Given information
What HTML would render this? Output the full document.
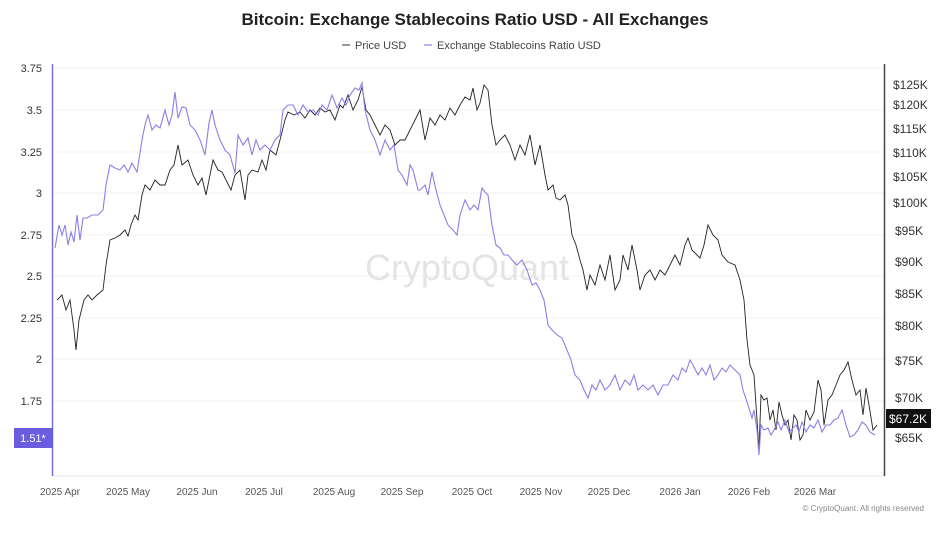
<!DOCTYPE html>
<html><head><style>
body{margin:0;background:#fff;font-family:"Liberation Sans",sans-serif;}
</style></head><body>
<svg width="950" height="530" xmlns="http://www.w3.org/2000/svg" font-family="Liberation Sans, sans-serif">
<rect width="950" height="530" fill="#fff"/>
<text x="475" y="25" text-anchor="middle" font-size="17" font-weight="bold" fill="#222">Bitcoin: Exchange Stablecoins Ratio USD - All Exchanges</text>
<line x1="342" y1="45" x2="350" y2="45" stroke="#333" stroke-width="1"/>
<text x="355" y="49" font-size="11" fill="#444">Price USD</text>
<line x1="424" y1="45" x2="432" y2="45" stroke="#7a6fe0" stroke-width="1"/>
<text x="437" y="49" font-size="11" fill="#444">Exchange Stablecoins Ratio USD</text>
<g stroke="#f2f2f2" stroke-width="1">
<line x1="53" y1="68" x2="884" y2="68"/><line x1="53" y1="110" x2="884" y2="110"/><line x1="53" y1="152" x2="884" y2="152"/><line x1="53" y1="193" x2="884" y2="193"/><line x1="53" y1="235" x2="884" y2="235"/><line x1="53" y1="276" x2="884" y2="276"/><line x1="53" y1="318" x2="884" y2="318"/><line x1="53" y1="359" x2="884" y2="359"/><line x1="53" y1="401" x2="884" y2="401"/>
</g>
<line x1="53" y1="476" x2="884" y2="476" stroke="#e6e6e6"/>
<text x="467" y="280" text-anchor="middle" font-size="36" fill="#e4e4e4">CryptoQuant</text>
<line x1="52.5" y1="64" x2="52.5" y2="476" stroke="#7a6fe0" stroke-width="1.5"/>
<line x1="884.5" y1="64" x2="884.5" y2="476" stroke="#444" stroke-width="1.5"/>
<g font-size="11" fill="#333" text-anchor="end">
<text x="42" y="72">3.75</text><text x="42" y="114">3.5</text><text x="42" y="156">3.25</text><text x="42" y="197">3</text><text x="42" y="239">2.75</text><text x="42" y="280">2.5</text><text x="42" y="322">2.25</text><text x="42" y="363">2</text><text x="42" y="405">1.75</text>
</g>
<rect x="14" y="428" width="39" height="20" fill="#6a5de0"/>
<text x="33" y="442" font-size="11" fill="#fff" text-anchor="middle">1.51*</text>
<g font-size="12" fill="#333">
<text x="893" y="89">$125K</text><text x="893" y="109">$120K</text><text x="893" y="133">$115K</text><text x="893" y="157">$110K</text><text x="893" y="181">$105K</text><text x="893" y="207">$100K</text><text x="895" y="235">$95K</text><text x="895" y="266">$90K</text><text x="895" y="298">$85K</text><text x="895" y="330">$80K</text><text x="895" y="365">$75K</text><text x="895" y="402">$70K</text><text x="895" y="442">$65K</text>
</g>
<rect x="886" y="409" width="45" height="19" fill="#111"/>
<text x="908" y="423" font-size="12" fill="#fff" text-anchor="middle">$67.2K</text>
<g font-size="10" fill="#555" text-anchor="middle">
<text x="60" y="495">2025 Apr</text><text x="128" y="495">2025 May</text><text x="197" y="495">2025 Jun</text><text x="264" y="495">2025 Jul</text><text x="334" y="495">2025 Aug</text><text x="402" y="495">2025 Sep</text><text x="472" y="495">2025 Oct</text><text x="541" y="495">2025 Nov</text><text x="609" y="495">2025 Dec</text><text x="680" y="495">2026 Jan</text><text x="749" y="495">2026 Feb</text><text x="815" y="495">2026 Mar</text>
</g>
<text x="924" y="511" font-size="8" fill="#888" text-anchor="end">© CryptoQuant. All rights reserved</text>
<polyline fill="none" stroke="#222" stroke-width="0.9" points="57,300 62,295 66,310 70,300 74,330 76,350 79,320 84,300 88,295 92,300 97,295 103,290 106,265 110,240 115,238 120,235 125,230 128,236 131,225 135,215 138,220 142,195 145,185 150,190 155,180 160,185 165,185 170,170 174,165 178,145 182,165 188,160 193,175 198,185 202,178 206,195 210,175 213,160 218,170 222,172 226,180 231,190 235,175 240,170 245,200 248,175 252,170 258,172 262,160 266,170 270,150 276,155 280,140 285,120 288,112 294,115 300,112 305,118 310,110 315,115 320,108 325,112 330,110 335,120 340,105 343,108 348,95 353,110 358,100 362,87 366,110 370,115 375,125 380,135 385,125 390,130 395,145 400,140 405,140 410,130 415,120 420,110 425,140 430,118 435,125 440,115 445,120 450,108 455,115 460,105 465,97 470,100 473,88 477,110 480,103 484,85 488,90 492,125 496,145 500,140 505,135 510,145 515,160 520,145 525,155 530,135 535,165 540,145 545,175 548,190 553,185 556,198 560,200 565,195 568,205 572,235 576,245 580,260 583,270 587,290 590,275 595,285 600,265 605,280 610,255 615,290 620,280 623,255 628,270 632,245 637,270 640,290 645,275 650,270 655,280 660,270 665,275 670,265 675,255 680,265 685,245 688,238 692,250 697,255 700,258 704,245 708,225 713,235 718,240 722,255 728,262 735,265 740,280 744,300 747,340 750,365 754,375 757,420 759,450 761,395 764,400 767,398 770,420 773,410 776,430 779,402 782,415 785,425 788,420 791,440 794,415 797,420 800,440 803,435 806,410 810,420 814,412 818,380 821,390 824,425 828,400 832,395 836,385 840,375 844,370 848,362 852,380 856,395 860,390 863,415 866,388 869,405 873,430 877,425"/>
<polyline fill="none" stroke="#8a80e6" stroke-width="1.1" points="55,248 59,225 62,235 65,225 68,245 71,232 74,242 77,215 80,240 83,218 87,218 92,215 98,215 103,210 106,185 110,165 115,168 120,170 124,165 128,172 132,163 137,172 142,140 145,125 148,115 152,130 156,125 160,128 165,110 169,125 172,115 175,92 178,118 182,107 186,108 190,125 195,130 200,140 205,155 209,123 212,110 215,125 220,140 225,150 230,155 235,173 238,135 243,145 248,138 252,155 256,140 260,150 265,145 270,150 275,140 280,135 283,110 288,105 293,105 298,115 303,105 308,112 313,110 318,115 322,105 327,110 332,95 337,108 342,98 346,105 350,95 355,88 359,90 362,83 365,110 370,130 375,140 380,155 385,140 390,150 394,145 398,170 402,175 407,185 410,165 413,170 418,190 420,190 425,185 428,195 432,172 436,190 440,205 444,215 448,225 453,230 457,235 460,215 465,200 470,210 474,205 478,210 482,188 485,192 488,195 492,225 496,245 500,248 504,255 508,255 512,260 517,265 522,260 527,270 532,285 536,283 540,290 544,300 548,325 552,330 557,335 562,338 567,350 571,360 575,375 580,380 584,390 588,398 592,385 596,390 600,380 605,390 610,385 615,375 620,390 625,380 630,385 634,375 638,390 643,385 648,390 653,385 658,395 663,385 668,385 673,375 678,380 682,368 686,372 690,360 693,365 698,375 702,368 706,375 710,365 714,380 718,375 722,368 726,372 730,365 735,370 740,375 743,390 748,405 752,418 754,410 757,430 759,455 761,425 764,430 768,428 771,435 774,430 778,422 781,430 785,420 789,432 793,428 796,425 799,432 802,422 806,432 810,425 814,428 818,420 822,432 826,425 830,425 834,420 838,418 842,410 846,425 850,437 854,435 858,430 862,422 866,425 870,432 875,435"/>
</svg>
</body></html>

Goal
Except for the pictures, give all the material above again verbatim.

Task answer
What HTML would render this? Output the full document.
<!DOCTYPE html>
<html><head><style>
body{margin:0;background:#fff;font-family:"Liberation Sans",sans-serif;}
</style></head><body>
<svg width="950" height="530" xmlns="http://www.w3.org/2000/svg" font-family="Liberation Sans, sans-serif">
<rect width="950" height="530" fill="#fff"/>
<text x="475" y="25" text-anchor="middle" font-size="17" font-weight="bold" fill="#222">Bitcoin: Exchange Stablecoins Ratio USD - All Exchanges</text>
<line x1="342" y1="45" x2="350" y2="45" stroke="#333" stroke-width="1"/>
<text x="355" y="49" font-size="11" fill="#444">Price USD</text>
<line x1="424" y1="45" x2="432" y2="45" stroke="#7a6fe0" stroke-width="1"/>
<text x="437" y="49" font-size="11" fill="#444">Exchange Stablecoins Ratio USD</text>
<g stroke="#f2f2f2" stroke-width="1">
<line x1="53" y1="68" x2="884" y2="68"/><line x1="53" y1="110" x2="884" y2="110"/><line x1="53" y1="152" x2="884" y2="152"/><line x1="53" y1="193" x2="884" y2="193"/><line x1="53" y1="235" x2="884" y2="235"/><line x1="53" y1="276" x2="884" y2="276"/><line x1="53" y1="318" x2="884" y2="318"/><line x1="53" y1="359" x2="884" y2="359"/><line x1="53" y1="401" x2="884" y2="401"/>
</g>
<line x1="53" y1="476" x2="884" y2="476" stroke="#e6e6e6"/>
<text x="467" y="280" text-anchor="middle" font-size="36" fill="#e4e4e4">CryptoQuant</text>
<line x1="52.5" y1="64" x2="52.5" y2="476" stroke="#7a6fe0" stroke-width="1.5"/>
<line x1="884.5" y1="64" x2="884.5" y2="476" stroke="#444" stroke-width="1.5"/>
<g font-size="11" fill="#333" text-anchor="end">
<text x="42" y="72">3.75</text><text x="42" y="114">3.5</text><text x="42" y="156">3.25</text><text x="42" y="197">3</text><text x="42" y="239">2.75</text><text x="42" y="280">2.5</text><text x="42" y="322">2.25</text><text x="42" y="363">2</text><text x="42" y="405">1.75</text>
</g>
<rect x="14" y="428" width="39" height="20" fill="#6a5de0"/>
<text x="33" y="442" font-size="11" fill="#fff" text-anchor="middle">1.51*</text>
<g font-size="12" fill="#333">
<text x="893" y="89">$125K</text><text x="893" y="109">$120K</text><text x="893" y="133">$115K</text><text x="893" y="157">$110K</text><text x="893" y="181">$105K</text><text x="893" y="207">$100K</text><text x="895" y="235">$95K</text><text x="895" y="266">$90K</text><text x="895" y="298">$85K</text><text x="895" y="330">$80K</text><text x="895" y="365">$75K</text><text x="895" y="402">$70K</text><text x="895" y="442">$65K</text>
</g>
<rect x="886" y="409" width="45" height="19" fill="#111"/>
<text x="908" y="423" font-size="12" fill="#fff" text-anchor="middle">$67.2K</text>
<g font-size="10" fill="#555" text-anchor="middle">
<text x="60" y="495">2025 Apr</text><text x="128" y="495">2025 May</text><text x="197" y="495">2025 Jun</text><text x="264" y="495">2025 Jul</text><text x="334" y="495">2025 Aug</text><text x="402" y="495">2025 Sep</text><text x="472" y="495">2025 Oct</text><text x="541" y="495">2025 Nov</text><text x="609" y="495">2025 Dec</text><text x="680" y="495">2026 Jan</text><text x="749" y="495">2026 Feb</text><text x="815" y="495">2026 Mar</text>
</g>
<text x="924" y="511" font-size="8" fill="#888" text-anchor="end">© CryptoQuant. All rights reserved</text>
<polyline fill="none" stroke="#222" stroke-width="0.9" points="57,300 62,295 66,310 70,300 74,330 76,350 79,320 84,300 88,295 92,300 97,295 103,290 106,265 110,240 115,238 120,235 125,230 128,236 131,225 135,215 138,220 142,195 145,185 150,190 155,180 160,185 165,185 170,170 174,165 178,145 182,165 188,160 193,175 198,185 202,178 206,195 210,175 213,160 218,170 222,172 226,180 231,190 235,175 240,170 245,200 248,175 252,170 258,172 262,160 266,170 270,150 276,155 280,140 285,120 288,112 294,115 300,112 305,118 310,110 315,115 320,108 325,112 330,110 335,120 340,105 343,108 348,95 353,110 358,100 362,87 366,110 370,115 375,125 380,135 385,125 390,130 395,145 400,140 405,140 410,130 415,120 420,110 425,140 430,118 435,125 440,115 445,120 450,108 455,115 460,105 465,97 470,100 473,88 477,110 480,103 484,85 488,90 492,125 496,145 500,140 505,135 510,145 515,160 520,145 525,155 530,135 535,165 540,145 545,175 548,190 553,185 556,198 560,200 565,195 568,205 572,235 576,245 580,260 583,270 587,290 590,275 595,285 600,265 605,280 610,255 615,290 620,280 623,255 628,270 632,245 637,270 640,290 645,275 650,270 655,280 660,270 665,275 670,265 675,255 680,265 685,245 688,238 692,250 697,255 700,258 704,245 708,225 713,235 718,240 722,255 728,262 735,265 740,280 744,300 747,340 750,365 754,375 757,420 759,450 761,395 764,400 767,398 770,420 773,410 776,430 779,402 782,415 785,425 788,420 791,440 794,415 797,420 800,440 803,435 806,410 810,420 814,412 818,380 821,390 824,425 828,400 832,395 836,385 840,375 844,370 848,362 852,380 856,395 860,390 863,415 866,388 869,405 873,430 877,425"/>
<polyline fill="none" stroke="#8a80e6" stroke-width="1.1" points="55,248 59,225 62,235 65,225 68,245 71,232 74,242 77,215 80,240 83,218 87,218 92,215 98,215 103,210 106,185 110,165 115,168 120,170 124,165 128,172 132,163 137,172 142,140 145,125 148,115 152,130 156,125 160,128 165,110 169,125 172,115 175,92 178,118 182,107 186,108 190,125 195,130 200,140 205,155 209,123 212,110 215,125 220,140 225,150 230,155 235,173 238,135 243,145 248,138 252,155 256,140 260,150 265,145 270,150 275,140 280,135 283,110 288,105 293,105 298,115 303,105 308,112 313,110 318,115 322,105 327,110 332,95 337,108 342,98 346,105 350,95 355,88 359,90 362,83 365,110 370,130 375,140 380,155 385,140 390,150 394,145 398,170 402,175 407,185 410,165 413,170 418,190 420,190 425,185 428,195 432,172 436,190 440,205 444,215 448,225 453,230 457,235 460,215 465,200 470,210 474,205 478,210 482,188 485,192 488,195 492,225 496,245 500,248 504,255 508,255 512,260 517,265 522,260 527,270 532,285 536,283 540,290 544,300 548,325 552,330 557,335 562,338 567,350 571,360 575,375 580,380 584,390 588,398 592,385 596,390 600,380 605,390 610,385 615,375 620,390 625,380 630,385 634,375 638,390 643,385 648,390 653,385 658,395 663,385 668,385 673,375 678,380 682,368 686,372 690,360 693,365 698,375 702,368 706,375 710,365 714,380 718,375 722,368 726,372 730,365 735,370 740,375 743,390 748,405 752,418 754,410 757,430 759,455 761,425 764,430 768,428 771,435 774,430 778,422 781,430 785,420 789,432 793,428 796,425 799,432 802,422 806,432 810,425 814,428 818,420 822,432 826,425 830,425 834,420 838,418 842,410 846,425 850,437 854,435 858,430 862,422 866,425 870,432 875,435"/>
</svg>
</body></html>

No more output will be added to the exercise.